Mendag Agus Ingin Konsumen Lebih Berani untuk Protes ke Produsen

ANTARA FOTO/Aditya Pradana Putra/hp.
Warga berbelanja di salah satu toko di Pasar Baru, Jakarta, Senin (6/7/2020). Indeks Keberdayaan Konsumen Indonesia sebesar 41,7 dinilai masih rendah.
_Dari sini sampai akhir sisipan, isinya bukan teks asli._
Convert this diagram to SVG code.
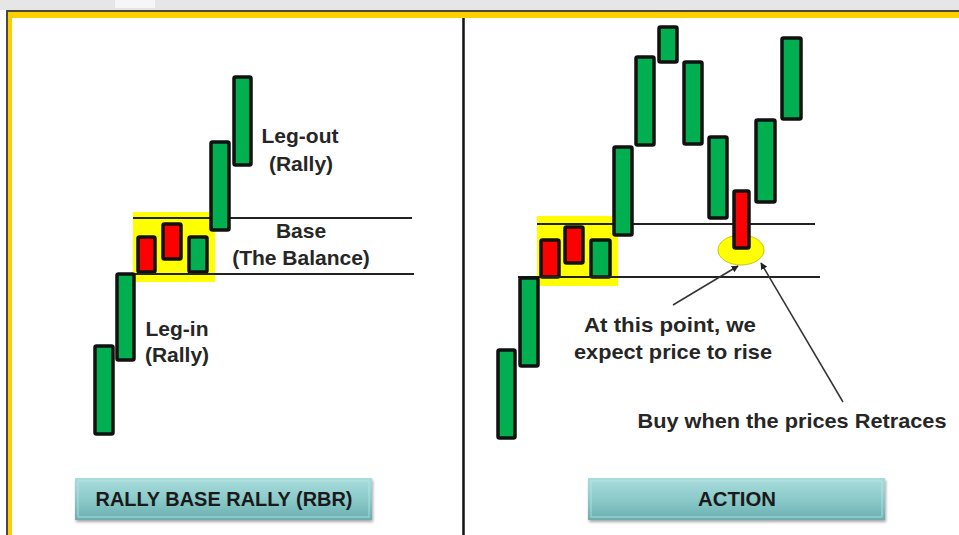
<svg xmlns="http://www.w3.org/2000/svg" width="959" height="535" viewBox="0 0 959 535">
<defs>
<style>
.g{fill:#00b050;stroke:#111;stroke-width:3.5;}
.r{fill:#ff0000;stroke:#111;stroke-width:3.5;}
.hl{fill:#ffff00;}
.ln{stroke:#222;stroke-width:2;fill:none;}
.t{font-family:"Liberation Sans",Arial,sans-serif;font-weight:bold;font-size:21px;fill:#262626;text-anchor:middle;}
.bt{font-family:"Liberation Sans",Arial,sans-serif;font-weight:bold;font-size:21px;fill:#1a1a1a;text-anchor:middle;}
.ar{stroke:#333;stroke-width:1.5;fill:none;marker-end:url(#ah);}
</style>
<marker id="ah" viewBox="0 0 10 10" refX="9" refY="5" markerWidth="7" markerHeight="7" orient="auto" markerUnits="userSpaceOnUse">
<path d="M0,0 L10,5 L0,10 z" fill="#222"/>
</marker>
<linearGradient id="btn" x1="0" y1="0" x2="0" y2="1">
<stop offset="0" stop-color="#a9dcdc"/>
<stop offset="0.5" stop-color="#8ccaca"/>
<stop offset="1" stop-color="#6aafb0"/>
</linearGradient>
<filter id="sh" x="-5%" y="-20%" width="110%" height="150%">
<feDropShadow dx="1" dy="2" stdDeviation="1.5" flood-color="#000" flood-opacity="0.35"/>
</filter>
</defs>

<rect x="0" y="0" width="959" height="535" fill="#ffffff"/>
<rect x="0" y="0" width="959" height="10" fill="#e6e6e6"/>
<rect x="115" y="0" width="40" height="8" fill="#f6f6f6"/>

<g id="frame">
<rect x="7" y="11" width="960" height="540" fill="none" stroke="#4a4a3a" stroke-width="2"/>
<rect x="8" y="12" width="960" height="6" fill="#ffcf00"/>
<rect x="8" y="12" width="4" height="530" fill="#ffcf00"/>
<line x1="463.5" y1="18" x2="463.5" y2="535" stroke="#111" stroke-width="2.5"/>
</g>

<g id="left-base">
<rect class="hl" x="133" y="212" width="82" height="70"/>
<rect class="r" x="138" y="237" width="17" height="35" rx="1.5"/>
<rect class="r" x="163" y="224" width="18" height="35" rx="1.5"/>
<rect class="g" x="189" y="237" width="18" height="35" rx="1.5"/>
</g>
<g id="left-lines">
<line class="ln" x1="133" y1="218" x2="412" y2="218"/>
<line class="ln" x1="133" y1="274" x2="414" y2="274"/>
</g>
<g id="left-legin">
<rect class="g" x="95" y="346" width="18" height="88" rx="1.5"/>
<rect class="g" x="117" y="274" width="17" height="86" rx="1.5"/>
</g>
<g id="left-legout">
<rect class="g" x="211" y="142" width="18" height="88" rx="1.5"/>
<rect class="g" x="234" y="77" width="17" height="88" rx="1.5"/>
</g>
<g id="left-labels">
<text class="t" x="300" y="143">Leg-out</text>
<text class="t" x="301" y="171">(Rally)</text>
<text class="t" x="301" y="238">Base</text>
<text class="t" x="301" y="265">(The Balance)</text>
<text class="t" x="177" y="336">Leg-in</text>
<text class="t" x="177" y="362">(Rally)</text>
</g>

<g id="right-base">
<rect class="hl" x="537" y="216" width="81" height="70"/>
<rect class="r" x="541" y="240" width="18" height="37" rx="1.5"/>
<rect class="r" x="565" y="227" width="18" height="36" rx="1.5"/>
<rect class="g" x="591" y="240" width="19" height="37" rx="1.5"/>
</g>
<g id="right-lines">
<line class="ln" x1="537" y1="224" x2="815" y2="224"/>
<line class="ln" x1="518" y1="277" x2="820" y2="277"/>
</g>
<g id="right-candles">
<rect class="g" x="498" y="350" width="17" height="88" rx="1.5"/>
<rect class="g" x="520" y="278" width="18" height="88" rx="1.5"/>
<rect class="g" x="614" y="147" width="18" height="88" rx="1.5"/>
<rect class="g" x="636" y="57" width="18" height="88" rx="1.5"/>
<rect class="g" x="659" y="27" width="18" height="35" rx="1.5"/>
<rect class="g" x="684" y="62" width="18" height="82" rx="1.5"/>
<rect class="g" x="709" y="137" width="18" height="81" rx="1.5"/>
<rect class="g" x="756" y="120" width="19" height="82" rx="1.5"/>
<rect class="g" x="782" y="38" width="19" height="81" rx="1.5"/>
</g>
<g id="retrace">
<ellipse cx="741" cy="250" rx="23" ry="15" fill="#ffff00" stroke="#c8c800" stroke-width="1"/>
<rect class="r" x="734" y="191" width="15" height="57" rx="1.5"/>
</g>
<g id="connectors">
<line class="ar" x1="673" y1="305" x2="738" y2="266"/>
<line class="ar" x1="843" y1="402" x2="761" y2="263"/>
</g>
<g id="right-labels">
<text class="t" x="670" y="332" textLength="172" lengthAdjust="spacingAndGlyphs">At this point, we</text>
<text class="t" x="673" y="359" textLength="198" lengthAdjust="spacingAndGlyphs">expect price to rise</text>
<text class="t" x="792" y="428" textLength="309" lengthAdjust="spacingAndGlyphs">Buy when the prices Retraces</text>
</g>

<g id="btn-rbr">
<rect x="75" y="478" width="297" height="42" fill="url(#btn)" filter="url(#sh)"/>
<rect x="78" y="481" width="291" height="36" fill="none" stroke="#c4eaea" stroke-width="1" opacity="0.7"/>
<text class="bt" x="224" y="506" textLength="257" lengthAdjust="spacingAndGlyphs">RALLY BASE RALLY (RBR)</text>
</g>
<g id="btn-action">
<rect x="588" y="478" width="297" height="42" fill="url(#btn)" filter="url(#sh)"/>
<rect x="591" y="481" width="291" height="36" fill="none" stroke="#c4eaea" stroke-width="1" opacity="0.7"/>
<text class="bt" x="737" y="506" textLength="78" lengthAdjust="spacingAndGlyphs">ACTION</text>
</g>
</svg>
Nilai tersebut berarti masyarakat telah mengerti hak dan kewajibannya sebagai konsumen namun masih enggan membela diri atau komplain jika produk atau jasa yang dikonsumsinya tidak bermasalah atau tidak sesuai standar.
Penulis: Rizky Alika
3/9/2020, 15.19 WIB

Menteri Perdagangan (Mendag) Agus Suparmanto menilai konsumen Indonesia sudah mengenali hak dan kewajibannya, serta mampu menentukan pilihan dalam konsumsi. Namun konsumen masih enggan mengajukan protes atau keluhan jika barang atau jasa yang dikonsumsinya bermasalah.

Hal ini terlihat dari Indeks Keberdayaan Konsumen (IKK) yang berada pada level 41,7 pada 2019. Menurut Mendag, IKK merupakan parameter masyarakat di suatu negara memiliki keberanian sebagai konsumen untuk mengeluh atau membela diri jika merasa tidak puas atau dirugikan oleh produsen atas produk atau jasa.

"IKK sebesar 41,7 masih rendah. Tahun ini Kemendag targetkan IKK meningkat sekurang-kurangnya di 42," kata Agus dalam Webinar Pelindungan Konsumen di Masa New Normal secara virtual, Kamis (3/9).

Oleh karena itu, pemerintah melakukan berbagai upaya untuk meningkatkan perlindungan konsumen tanpa mengesampingkan peranan pelaku usaha. Salah satunya melalui gerakan konsumen cerdas dalam upaya perlindungan konsumen.

Pemerintah juga menerbitkan Undang-Undang Nomor 8 Tahun 1999 tentang Perlindungan Konsumen. Namun, aturan ini dianggap belum efektif dalam menyelesaikan permasalahan yang dihadapi konsumen.

Selain itu, pemerintah mengeluarkan Keputusan Presiden nomor 13 tahun 2012 tentang Hari Konsumen Nasional (Harkonas). Harkonas, lanjut dia, menjadi momentum untuk meningkatkan pemahaman konsumen terhadap hak dan kewajibannya, meningkatkan kecerdasan dan kemandirian, serta menumbuhkan nasionalisme mengkonsumsi produk.

Adapun pandemi corona telah mengubah pola konsumsi dan transaksi masyarakat. Setelah Covid-19 mewabah, berbelanja secara seluler atau digital menunjukkan tren peningkatan. Masyarakat paling banyak bertransaksi menggunakan ponsel secara online. Pertumbuhannya mencapai 45%.

Sebaliknya, berbelanja langsung di toko fisik berkurang hingga 50%. Mendag menilai perubahan tersebut perlu diikuti dengan aturan yang mendukung aktivitas perdagangan berbasis digital.

Pemerintah pun menerbitkan Peraturan Pemerintah Nomor 80 Tahun 2019 tentang Perdagangan Melalui Sistem Elektronik untuk melindungi konsumen yang saat ini lebih cenderung melakukan transaksi secara digital untuk pemenuhan konsumsinya.

Terakhir, Mendag menegaskan akan menggalakkan perlindungan konsumen melalui pendidikan usia dini, membina pelaku usaha agar memenuhi standar dan pengendalian mutu, pengawasan barang beredar serta pengukuran takaran secara tepat hingga memastikan tertib niaga di semua pasar dan gerai transaksi perdagangan.

"Konsumen yang cerdas dan berdaya adalah konsumen yang meminta kejelasan dan kejujuran atas produk yang dibeli," ujar dia.